Point taken on this not being anywhere close to the best state or even area... I have no idea where I'd think I read that from? Great alternative choices for other routes. Now I must contest the assertion that it's a 5.7, because it has jugs the whole way, a no hands stance every 8-10 feet, the crux is all jugs, slick rock isn't a problem given all the back step opportunities.
Felt like 5.7+ to me, falls were not clean as mentioned above. It's not really a crack climb, I used more liebacking and face climbing. I'd highly recommend Crazy Alice over this climb if you feel confident at 5.8 and are looking to jam
I finally braved the crowds at zoo wall and led this thing. The "grease fest" comments on here had me a little worried! The rock on this route is certainly more slick than anything at Crab Eyes, for example, but IMO it's no where near a "grease fest." The route is fun and easy. I led Crazy Alice the same day. Dihedral is 2 grades easier in my opinion...solid 5.6. There are good stances throughout and great gear. New leaders should not be discouraged. My buddy did it yesterday as his 3rd trad lead ever.
I led this route and then climbed past the anchor to finish on The Flying Nun. That made for a great route with an exciting exit.
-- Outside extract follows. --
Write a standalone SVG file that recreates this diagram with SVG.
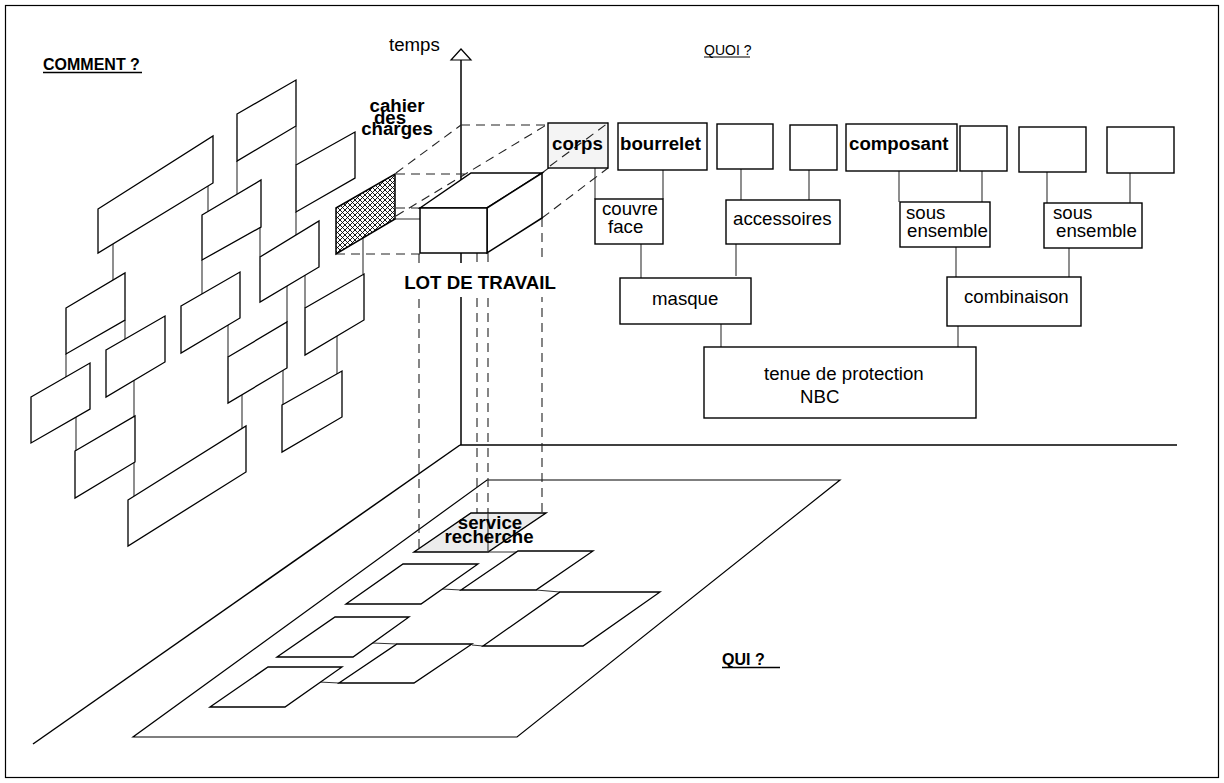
<svg xmlns="http://www.w3.org/2000/svg" width="1224" height="783" viewBox="0 0 1224 783">
<defs>
<pattern id="hatch" width="5" height="5" patternUnits="userSpaceOnUse">
<rect width="5" height="5" fill="#fff"/>
<path d="M0,0 L5,5 M5,0 L0,5" stroke="#000" stroke-width="0.9"/>
</pattern>
</defs>
<style>
.t{font-family:"Liberation Sans",Arial,sans-serif;font-size:18.67px;fill:#000}
.b{font-weight:bold}
.box{fill:#fff;stroke:#000;stroke-width:1.4}
.sh{fill:#fff;stroke:#000;stroke-width:1.3}
.ln{stroke:#333;stroke-width:1.1;fill:none}
.dash{stroke:#222;stroke-width:1.1;stroke-dasharray:9 6;fill:none}
.ax{stroke:#000;stroke-width:1.5;fill:none}
</style>
<rect x="5.5" y="5.5" width="1213" height="772" fill="#fff" stroke="#000" stroke-width="1.2"/>

<g id="labels">
<text class="t b" x="43" y="70" style="font-size:16px">COMMENT ?</text>
<line x1="43" y1="72.5" x2="142" y2="72.5" stroke="#000" stroke-width="1.4"/>
<text class="t" x="704" y="55" style="font-size:14px">QUOI ?</text>
<line x1="704" y1="57" x2="750" y2="57" stroke="#000" stroke-width="1"/>
<text class="t b" x="722" y="665" style="font-size:16px">QUI ?</text>
<line x1="722" y1="667.5" x2="780" y2="667.5" stroke="#000" stroke-width="1.4"/>
<text class="t" x="389" y="51">temps</text>
</g>

<g id="axes">
<line class="ax" x1="461" y1="60" x2="461" y2="445"/>
<polygon points="451,60 461,49 471,60" fill="#fff" stroke="#000" stroke-width="1.2"/>
<line class="ax" x1="460" y1="445" x2="1177" y2="445"/>
<line class="ax" x1="460" y1="445" x2="33" y2="744"/>
<polygon points="487,480 840,480 517,737 133,737" fill="none" stroke="#000" stroke-width="1.2"/>
</g>

<g id="connectors">
<path class="ln" d="M113,244V281 M208,186V211 M237,161V194 M296,126V165 M296,212V235 M260,227V257 M202,260V294 M363,238V274 M305,275V308 M66,354V377 M125,320V339 M76,417V451 M134,380V496 M228,325V357 M287,286V322 M337,336V374 M242,395V429 M283,370V405"/>
<path class="ln" d="M595,168V199 M663,170V199 M741,169V200 M809,170V200 M641,244V278 M736,244V276 M899,171V202 M982,171V202 M1047,172V203 M1130,173V203 M956,247V277 M1069,248V277 M721,324V347 M958,326V347"/>
<path class="ln" d="M488,552H518 M442,589L461,590 M536,590L560,592 M372,643L397,644 M472,645L483,646 M319,682L339,683"/>
<path class="dash" d="M396,173L461,125 M461,125H548 M396,174H471 M336,208H420 M336,254H420 M396,216L548,124 M542,173L608,123 M542,218L608,168"/>
<path class="dash" d="M419,254V552 M477,253V513 M488,253V513 M542,218V513"/>
<path class="ln" d="M395,219H420 M488,513V552"/>
</g>

<g id="comment-cluster">
<polygon class="sh" points="98,209 213,136 213,183 98,253"/>
<polygon class="sh" points="237,114 296,80 296,126 237,161"/>
<polygon class="sh" points="202,215 261,180 261,227 202,260"/>
<polygon class="sh" points="296,165 355,132 355,178 296,212"/>
<polygon class="sh" points="260,257 319,221 319,267 260,302"/>
<polygon class="sh" points="66,308 125,273 125,320 66,354"/>
<polygon class="sh" points="181,306 240,272 240,318 181,353"/>
<polygon class="sh" points="305,308 364,274 364,320 305,355"/>
<polygon class="sh" points="31,397 90,363 90,409 31,443"/>
<polygon class="sh" points="106,350 165,316 165,362 106,397"/>
<polygon class="sh" points="75,451 135,416 135,462 75,498"/>
<polygon class="sh" points="128,500 246,426 246,472 128,546"/>
<polygon class="sh" points="228,357 287,322 287,368 228,403"/>
<polygon class="sh" points="282,405 342,371 342,417 282,452"/>
</g>

<g id="cahier">
<polygon points="336,208 395,174 395,219 336,254" fill="url(#hatch)" stroke="#000" stroke-width="1.5"/>
<text class="t b" x="397" y="112" text-anchor="middle">cahier</text>
<text class="t b" x="390" y="124" text-anchor="middle">des</text>
<text class="t b" x="397" y="135" text-anchor="middle">charges</text>
</g>

<g id="lot">
<polygon points="420,208 471,173 542,173 487,208" fill="#fff" stroke="#000" stroke-width="1.5"/>
<polygon points="487,208 542,173 542,218 487,253" fill="#fff" stroke="#000" stroke-width="1.5"/>
<rect x="420" y="208" width="67" height="45" fill="#fff" stroke="#000" stroke-width="1.5"/>
<rect x="399" y="263" width="163" height="34" fill="#fff"/>
<text class="t b" x="480" y="289" text-anchor="middle">LOT DE TRAVAIL</text>
</g>

<g id="tree">
<rect class="box" x="548" y="123" width="60" height="45" style="fill:#f4f4f4"/>
<line class="dash" x1="550" y1="166" x2="608" y2="123"/>
<text class="t b" x="552" y="150">corps</text>
<rect class="box" x="618" y="123" width="89" height="47"/>
<text class="t b" x="620" y="150">bourrelet</text>
<rect class="box" x="717" y="124" width="56" height="45"/>
<rect class="box" x="790" y="125" width="47" height="45"/>
<rect class="box" x="846" y="124" width="111" height="47"/>
<text class="t b" x="849" y="150">composant</text>
<rect class="box" x="960" y="126" width="47" height="45"/>
<rect class="box" x="1019" y="127" width="67" height="45"/>
<rect class="box" x="1107" y="127" width="67" height="46"/>
<rect class="box" x="595" y="199" width="68" height="45"/>
<text class="t" x="602" y="215">couvre</text>
<text class="t" x="608" y="233">face</text>
<rect class="box" x="726" y="200" width="114" height="44"/>
<text class="t" x="733" y="225">accessoires</text>
<rect class="box" x="620" y="278" width="131" height="46"/>
<text class="t" x="652" y="305">masque</text>
<rect class="box" x="900" y="202" width="90" height="45"/>
<text class="t" x="906" y="219">sous</text>
<text class="t" x="907" y="237">ensemble</text>
<rect class="box" x="1044" y="203" width="98" height="45"/>
<text class="t" x="1053" y="219">sous</text>
<text class="t" x="1056" y="237">ensemble</text>
<rect class="box" x="947" y="277" width="134" height="49"/>
<text class="t" x="964" y="303">combinaison</text>
<rect class="box" x="704" y="347" width="272" height="71"/>
<text class="t" x="764" y="380">tenue de protection</text>
<text class="t" x="800" y="403">NBC</text>
</g>

<g id="floor">
<polygon points="414,552 471,513 546,513 488,552" fill="#ececec" stroke="#000" stroke-width="1.4"/>
<line class="ln" x1="488" y1="513" x2="488" y2="552"/>
<text class="t b" x="490" y="529" text-anchor="middle">service</text>
<text class="t b" x="489" y="543" text-anchor="middle">recherche</text>
<polygon class="sh" points="346,604 403,564 478,564 421,604"/>
<polygon class="sh" points="461,590 518,551 593,551 536,590"/>
<polygon class="sh" points="483,646 560,592 660,592 583,646"/>
<polygon class="sh" points="277,657 335,617 409,617 353,657"/>
<polygon class="sh" points="339,683 397,644 472,644 414,683"/>
<polygon class="sh" points="210,707 268,667 342,667 285,707"/>
</g>
</svg>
I don't know what people are talking about, this is a Great route! Is has aesthetic looks to it, great and easy protection! the only thing was it was a little greasy from climbing shoes and with all the ledges there was barely any room for clean falls which would make it a much more scary route if it wasn't for all the enormous hand holds and incredible no-hands-rest stances which make protecting this climb very manageable. enjoy it for what it is, not what you expect it to be.